Lighting and Power Make the Island Usable

An island needs layered lighting, not just decorative pendants. Pendants add personality and define the gathering zone, but they should not create harsh shadows across the work surface. Recessed lighting, under-cabinet lighting, and dimmers help the kitchen shift from meal prep to evening entertaining.

Power should be resolved early. Pop-up outlets, discreet side outlets, and charging solutions can keep the island functional without disrupting its appearance. Local code requirements, appliance locations, and the final cabinet design all affect where power can be placed, so this is a decision for the design and construction team, not a last-minute accessory.

If a cooktop is planned for the island, ventilation deserves even more scrutiny. It can create a dramatic social cooking setup, but it also introduces venting, safety, cleaning, and sightline considerations. In many homes, a perimeter cooktop with a dedicated hood delivers better performance and keeps the island open for prep and conversation.
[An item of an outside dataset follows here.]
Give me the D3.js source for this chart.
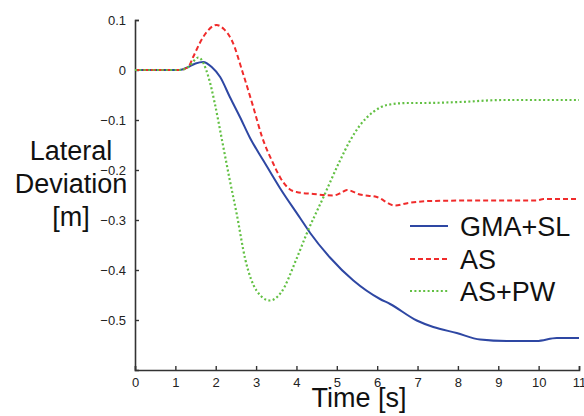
<!DOCTYPE html>
<html>
<head>
<meta charset="utf-8">
<script src="https://cdn.jsdelivr.net/npm/d3@7"></script>
<style>
  html, body { margin: 0; padding: 0; background: #fff; }
  svg { display: block; font-family: "Liberation Sans", Arial, Helvetica, sans-serif; }
</style>
</head>
<body>
<svg id="chart" width="584" height="416"></svg>
<script>
// Lateral deviation over time for three controllers
const gmaSl = [
  [0, 0], [1.1, 0], [1.32, 0.006], [1.5, 0.013], [1.69, 0.016], [1.9, 0.006],
  [2.11, -0.014], [2.35, -0.054], [2.6, -0.094], [2.85, -0.136], [3.18, -0.181],
  [3.59, -0.236], [4.09, -0.296], [4.34, -0.326], [4.83, -0.375], [5.41, -0.421],
  [6.07, -0.458], [6.32, -0.468], [6.98, -0.501], [7.39, -0.514], [7.97, -0.526],
  [8.55, -0.539], [9.21, -0.542], [9.95, -0.542], [10.45, -0.536], [11, -0.536]
];
const as = [
  [0, 0], [1.1, 0], [1.32, 0.006], [1.44, 0.026], [1.69, 0.066], [2.02, 0.090],
  [2.2, 0.082], [2.4, 0.059], [2.68, -0.008], [2.93, -0.074], [3.14, -0.132],
  [3.43, -0.188], [3.59, -0.214], [3.84, -0.239], [4.0, -0.244], [4.42, -0.248],
  [4.91, -0.251], [5.1, -0.246], [5.25, -0.240], [5.57, -0.249], [5.99, -0.254],
  [6.44, -0.271], [6.77, -0.266], [7.31, -0.262], [8.55, -0.261], [9.95, -0.261],
  [10.12, -0.258], [11, -0.258]
];
const asPw = [
  [0, 0], [1.1, 0], [1.32, 0.006], [1.57, 0.025], [1.82, -0.014], [1.98, -0.068],
  [2.15, -0.138], [2.35, -0.221], [2.52, -0.288], [2.73, -0.378], [3.01, -0.441],
  [3.34, -0.461], [3.62, -0.445], [4.0, -0.378], [4.25, -0.328], [4.67, -0.254],
  [5.08, -0.181], [5.33, -0.141], [5.57, -0.111], [5.9, -0.084], [6.24, -0.070],
  [6.77, -0.066], [7.14, -0.066], [8.05, -0.064], [9.13, -0.060], [11, -0.060]
];

const xTicks = [0, 1, 2, 3, 4, 5, 6, 7, 8, 9, 10, 11];
const yTicks = [0.1, 0, -0.1, -0.2, -0.3, -0.4, -0.5];
const seriesNames = ["GMA+SL", "AS", "AS+PW"];

const svg = d3.select("#chart");
const x = d3.scaleLinear().domain([0, 11]).range([135, 579]);
const y = d3.scaleLinear().domain([-0.6, 0.1]).range([370, 20]);

const styles = [
  { color: "#2e47a3", dash: null, width: 2 },
  { color: "#f02b2b", dash: "5,3", width: 2 },
  { color: "#62c043", dash: "2,2.4", width: 2.2 }
];
const data = [gmaSl, as, asPw];

// axes
const fmt = d => (d === 0 ? "0" : d3.format(".1f")(d));
const yAxis = d3.axisLeft(y).tickValues(yTicks).tickFormat(fmt).tickSize(-4).tickPadding(9);
const xAxis = d3.axisBottom(x).tickValues(xTicks).tickSize(-4).tickPadding(8);

const gy = svg.append("g").attr("transform", `translate(${x(0)},0)`).call(yAxis);
const gx = svg.append("g").attr("transform", `translate(0,${y(-0.6)})`).call(xAxis);
[gx, gy].forEach(g => {
  g.select(".domain").attr("stroke", "#333").attr("stroke-width", 1.6);
  g.selectAll(".tick line").attr("stroke", "#333").attr("stroke-width", 1.4);
  g.selectAll(".tick text").attr("fill", "#222").style("font-size", "13px")
    .style("font-family", "'Liberation Sans', Arial, sans-serif");
});

// curves
const line = d3.line().x(d => x(d[0])).y(d => y(d[1])).curve(d3.curveMonotoneX);
data.forEach((s, i) => {
  svg.append("path")
    .datum(s)
    .attr("d", line)
    .attr("fill", "none")
    .attr("stroke", styles[i].color)
    .attr("stroke-width", styles[i].width)
    .attr("stroke-dasharray", styles[i].dash)
    .attr("stroke-linejoin", "round");
});

// legend
const legend = svg.append("g");
const rowY = [226, 259, 291];
seriesNames.forEach((name, i) => {
  legend.append("line")
    .attr("x1", 410).attr("x2", 448)
    .attr("y1", rowY[i]).attr("y2", rowY[i])
    .attr("stroke", styles[i].color)
    .attr("stroke-width", styles[i].width)
    .attr("stroke-dasharray", styles[i].dash);
  legend.append("text")
    .attr("x", 460).attr("y", rowY[i] + 10)
    .attr("fill", "#111")
    .style("font-size", "27px")
    .text(name);
});

// axis titles
svg.append("text")
  .attr("x", 359).attr("y", 407)
  .attr("text-anchor", "middle")
  .attr("fill", "#111")
  .style("font-size", "27px")
  .text("Time [s]");

const yTitle = ["Lateral", "Deviation", "[m]"];
svg.append("g").selectAll("text")
  .data(yTitle)
  .join("text")
  .attr("x", 71)
  .attr("y", (d, i) => 160 + i * 33)
  .attr("text-anchor", "middle")
  .attr("fill", "#111")
  .style("font-size", "27px")
  .text(d => d);
</script>
</body>
</html>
Build the Kitchen Around Your Home, Not a Trend Photo

A renovation should respond to the home’s architecture and the way your family lives. A sleek monolithic island may suit a newer contemporary property, while a painted furniture-style island may bring the right character to a traditional or transitional home. The best result is not a copied image. It is a custom solution with proportions, materials, and storage that make sense for the room.

At Team Eden Project, that means coordinating design decisions with experienced trades and a clear project plan from the start. Cabinetry, stone fabrication, plumbing, electrical, flooring, and finishes all need to work together. Homeowners should not have to manage those moving parts alone or wonder whether the final details will match the original vision.

A well-designed island is more than a trend for 2026. It is where coffee is poured before work, where children gather after school, and where guests naturally settle during a dinner party. Choose the layout that gives those moments room to happen, then build it with materials and craftsmanship worthy of the home.